Cities and regions will continue pressing for higher climate ambition

On Saturday 15 December, in an unprecedented achievement to collectively address climate change at the global level, the Parties of the United Nations Framework Convention on Climate Change (UNFCCC) adopted the Paris rulebook, the set of rules and guidelines to operationalise the Paris Agreement as from 2020, including the transparency framework in addition to climate finance, mitigation and adaptation.

The Paris rulebook ‘Invites Parties to consider the outcomes of Talanoa Dialogues in preparing their Nationally Determined Contributions (NDCs) and in their efforts to enhance pre-2020 implementation and ambition.” The inclusion of this paragraph in the Paris rulebook was defended and addressed by Cor Lamers (NL/EPP), CoR ENVE Chair and Mayor of Schiedam to the COP23 and COP24 Presidencies at the closing session of Cities and Regions Talanoa Dialogues on December 12

As a concrete achievement for cities and regions worldwide, the Paris rulebook therefore opens the door to reinforced multi-level climate governance by inviting national governments to cooperate with local and regional authorities in the definition of their NDCs, climate strategies and action plans. Amongst the inputs of Talanoa dialogues, which the Paris rulebook recommends national governments to consider, is the CoR’s call for the “integral participation of subnational actors in climate policy making and in the implementation of nationally determined contributions.”

Markku Markkula (FI/EPP), CoR’s first Vice-President “While it is clear that national governments worldwide have failed in sufficiently raising their level of climate ambition, the Katowice agreement nevertheless remains a turning point in our collective efforts to win the fight against global warming. We must therefore not undervalue the great achievement of having agreed on common guidelines to implement the Paris agreement. Neither must we take complaisance in rapidly engaging to set up market mechanisms and tailored financed mechanisms that contribute to global CO₂ reductions. Undoubtingly, local and regional authorities have seen their voice increasingly heard in international climate talks. COP21 explicitly recognised the crucial role cities and regions play in fighting climate change for the first time. Three years after, the Paris rulebook calls on the Parties to further integrate subnational actors in the design and implementation of their climate strategies. It is a clear success and we are confident that effective multi-level cooperation will progressively improve as the Paris agreement is implemented.”
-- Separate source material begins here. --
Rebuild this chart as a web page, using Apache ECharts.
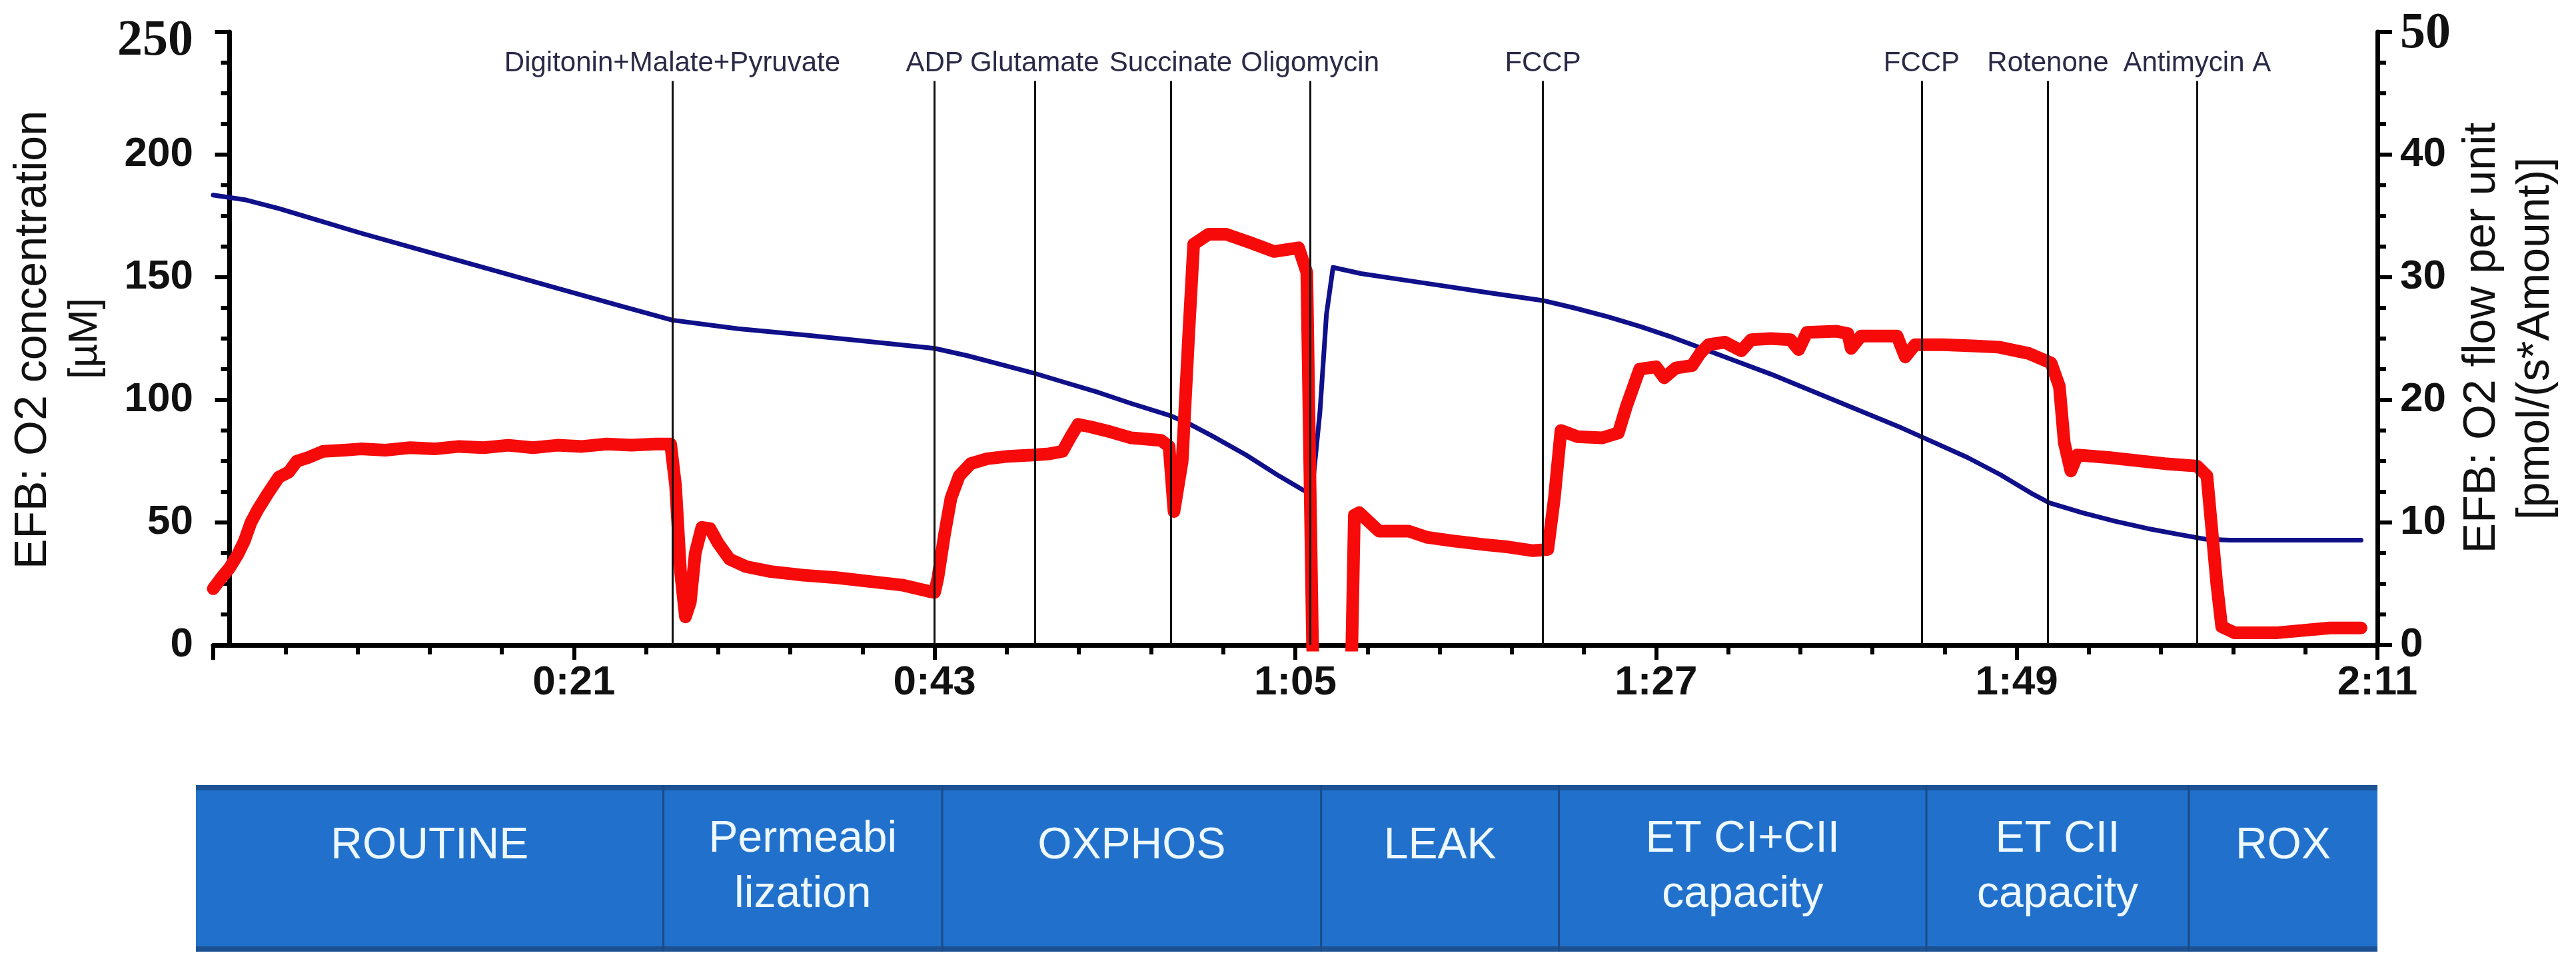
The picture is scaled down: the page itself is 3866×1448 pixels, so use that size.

Cor Lamers (NL/EPP), CoR ENVE Chair and Mayor of Schiedam said: “From the European Committee of the Regions, we look forward to engaging further with Parties, as shown through Talanoa Dialogues, to build a stronger partnership for multi-level action and to have it reflected in future decisions. We expect the Paris rulebook to foster the inclusion of local and regional governments in the definition of NDCs, in particular in the context of the next global climate action stock-taking in 2019. We still need to agree on fair and flexible carbon markets to reduce GHG emissions in a cost-effective way and to explore the opportunities of carbon taxes to encourage investors and consumers to choose lower-carbon paths. Together, we can maximise the potential of the much needed clean energy transition. Through flagship initiatives such as the Global Covenant of Mayors, the local and regional level will continue both delivering and pressing for higher climate ambition.”

Andrew Cooper (UK/EA), member of the UK’s Kirklees council and rapporteur of the CoR opinion on Climate Governance after 2020 said: “We welcome the direct call to Parties to consider the proposals included in the Talanoa Dialogues as it opens the door to sub-national contributions in the preparation of national climate inventories, strategies and action plans. We nonetheless stand firm in our call to formally integrate Regionally and Locally Determined Contributions (RLDCs) as to ensure the integral participation of subnational actors in climate policy-making and implementation, including in the preparation and implementation of NDCs.”

The call for Regionally and Locally Determined Contributions (RLDCs) to complement national pledges in the Paris rulebook has multiple goals: to provide cities and regions with a formal role in the implementation of the Paris agreement, to raise local and regional government’s accountability in climate action, to increase data accuracy in the global stocktake process and to contribute to bridge the current emissions gap.

The next global climate action stock-taking is planned for 2019. Global stocktake is a process to assess collective progress towards achieving the Paris Agreement and its long-term goals. It considers climate mitigation, adaptation, finance and implementation support.

Cities account for 70% of world GHG emissions, with local governments being responsible for more than 70% of climate change reduction measures and up to 90% of climate adaptation actions

To incentivise climate action in urban areas, the UNFCCC 2019 Forum of the Standing Committee on Finance will focus on climate finance and sustainable cities.

COP24 failed to agree on the global rules for market mechanisms such as carbon markets, an instrument to reduce the costs of cutting emissions. The discussions to operationalise market mechanisms will continue in the coming year and global guidelines are to be adopted at COP25, to take place in Chile from 11-22 November 2019.